[A block of data]

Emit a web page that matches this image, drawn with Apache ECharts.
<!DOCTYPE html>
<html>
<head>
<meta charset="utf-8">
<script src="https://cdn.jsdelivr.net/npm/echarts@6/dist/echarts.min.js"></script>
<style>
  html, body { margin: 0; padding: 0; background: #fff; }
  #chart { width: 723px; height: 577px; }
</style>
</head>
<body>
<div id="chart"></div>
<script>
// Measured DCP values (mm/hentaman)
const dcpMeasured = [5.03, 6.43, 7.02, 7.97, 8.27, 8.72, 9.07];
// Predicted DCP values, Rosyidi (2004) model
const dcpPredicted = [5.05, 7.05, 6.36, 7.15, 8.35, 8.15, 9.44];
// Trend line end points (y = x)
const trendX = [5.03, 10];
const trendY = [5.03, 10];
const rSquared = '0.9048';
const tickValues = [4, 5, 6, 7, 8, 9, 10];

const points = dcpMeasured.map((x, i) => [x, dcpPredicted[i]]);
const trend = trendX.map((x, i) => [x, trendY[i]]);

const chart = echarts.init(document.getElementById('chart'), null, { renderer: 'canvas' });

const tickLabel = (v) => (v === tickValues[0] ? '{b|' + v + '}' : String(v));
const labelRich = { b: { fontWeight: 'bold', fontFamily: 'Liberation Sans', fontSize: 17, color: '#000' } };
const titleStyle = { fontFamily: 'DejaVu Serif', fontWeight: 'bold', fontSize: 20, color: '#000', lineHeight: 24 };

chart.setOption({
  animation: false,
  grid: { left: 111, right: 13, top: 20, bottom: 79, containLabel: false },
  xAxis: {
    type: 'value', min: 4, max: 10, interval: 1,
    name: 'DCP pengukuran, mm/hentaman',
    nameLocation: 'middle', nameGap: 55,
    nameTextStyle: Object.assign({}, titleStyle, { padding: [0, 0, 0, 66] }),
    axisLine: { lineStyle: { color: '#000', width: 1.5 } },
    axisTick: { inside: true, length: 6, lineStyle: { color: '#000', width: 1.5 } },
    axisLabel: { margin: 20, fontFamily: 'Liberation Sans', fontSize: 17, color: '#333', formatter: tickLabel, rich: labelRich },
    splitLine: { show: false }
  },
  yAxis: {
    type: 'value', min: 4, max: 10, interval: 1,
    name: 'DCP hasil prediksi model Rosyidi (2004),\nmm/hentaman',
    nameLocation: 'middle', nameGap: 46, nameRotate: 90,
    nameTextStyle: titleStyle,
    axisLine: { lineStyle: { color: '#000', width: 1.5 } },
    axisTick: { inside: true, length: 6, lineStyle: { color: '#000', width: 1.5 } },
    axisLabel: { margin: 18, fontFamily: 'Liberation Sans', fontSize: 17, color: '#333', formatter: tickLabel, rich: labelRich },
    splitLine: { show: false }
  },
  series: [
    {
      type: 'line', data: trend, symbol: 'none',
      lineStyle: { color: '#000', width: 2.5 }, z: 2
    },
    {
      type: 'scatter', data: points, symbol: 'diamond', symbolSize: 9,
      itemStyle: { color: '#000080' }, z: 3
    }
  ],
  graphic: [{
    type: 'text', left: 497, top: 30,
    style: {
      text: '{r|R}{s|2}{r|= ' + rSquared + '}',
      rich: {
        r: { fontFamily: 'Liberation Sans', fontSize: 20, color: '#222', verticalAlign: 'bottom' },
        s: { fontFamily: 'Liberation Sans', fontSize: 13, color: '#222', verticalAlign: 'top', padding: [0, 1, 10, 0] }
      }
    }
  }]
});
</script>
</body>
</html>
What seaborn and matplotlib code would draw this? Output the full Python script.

• Task directions: Go through the material above line by line and copy it exactly.

• Written reply:
Emit a web page that matches this image, drawn with Apache ECharts.
<!DOCTYPE html>
<html>
<head>
<meta charset="utf-8">
<script src="https://cdn.jsdelivr.net/npm/echarts@6/dist/echarts.min.js"></script>
<style>
  html, body { margin: 0; padding: 0; background: #fff; }
  #chart { width: 723px; height: 577px; }
</style>
</head>
<body>
<div id="chart"></div>
<script>
// Measured DCP values (mm/hentaman)
const dcpMeasured = [5.03, 6.43, 7.02, 7.97, 8.27, 8.72, 9.07];
// Predicted DCP values, Rosyidi (2004) model
const dcpPredicted = [5.05, 7.05, 6.36, 7.15, 8.35, 8.15, 9.44];
// Trend line end points (y = x)
const trendX = [5.03, 10];
const trendY = [5.03, 10];
const rSquared = '0.9048';
const tickValues = [4, 5, 6, 7, 8, 9, 10];

const points = dcpMeasured.map((x, i) => [x, dcpPredicted[i]]);
const trend = trendX.map((x, i) => [x, trendY[i]]);

const chart = echarts.init(document.getElementById('chart'), null, { renderer: 'canvas' });

const tickLabel = (v) => (v === tickValues[0] ? '{b|' + v + '}' : String(v));
const labelRich = { b: { fontWeight: 'bold', fontFamily: 'Liberation Sans', fontSize: 17, color: '#000' } };
const titleStyle = { fontFamily: 'DejaVu Serif', fontWeight: 'bold', fontSize: 20, color: '#000', lineHeight: 24 };

chart.setOption({
  animation: false,
  grid: { left: 111, right: 13, top: 20, bottom: 79, containLabel: false },
  xAxis: {
    type: 'value', min: 4, max: 10, interval: 1,
    name: 'DCP pengukuran, mm/hentaman',
    nameLocation: 'middle', nameGap: 55,
    nameTextStyle: Object.assign({}, titleStyle, { padding: [0, 0, 0, 66] }),
    axisLine: { lineStyle: { color: '#000', width: 1.5 } },
    axisTick: { inside: true, length: 6, lineStyle: { color: '#000', width: 1.5 } },
    axisLabel: { margin: 20, fontFamily: 'Liberation Sans', fontSize: 17, color: '#333', formatter: tickLabel, rich: labelRich },
    splitLine: { show: false }
  },
  yAxis: {
    type: 'value', min: 4, max: 10, interval: 1,
    name: 'DCP hasil prediksi model Rosyidi (2004),\nmm/hentaman',
    nameLocation: 'middle', nameGap: 46, nameRotate: 90,
    nameTextStyle: titleStyle,
    axisLine: { lineStyle: { color: '#000', width: 1.5 } },
    axisTick: { inside: true, length: 6, lineStyle: { color: '#000', width: 1.5 } },
    axisLabel: { margin: 18, fontFamily: 'Liberation Sans', fontSize: 17, color: '#333', formatter: tickLabel, rich: labelRich },
    splitLine: { show: false }
  },
  series: [
    {
      type: 'line', data: trend, symbol: 'none',
      lineStyle: { color: '#000', width: 2.5 }, z: 2
    },
    {
      type: 'scatter', data: points, symbol: 'diamond', symbolSize: 9,
      itemStyle: { color: '#000080' }, z: 3
    }
  ],
  graphic: [{
    type: 'text', left: 497, top: 30,
    style: {
      text: '{r|R}{s|2}{r|= ' + rSquared + '}',
      rich: {
        r: { fontFamily: 'Liberation Sans', fontSize: 20, color: '#222', verticalAlign: 'bottom' },
        s: { fontFamily: 'Liberation Sans', fontSize: 13, color: '#222', verticalAlign: 'top', padding: [0, 1, 10, 0] }
      }
    }
  }]
});
</script>
</body>
</html>
What seaborn and matplotlib code would draw this? Output the full Python script.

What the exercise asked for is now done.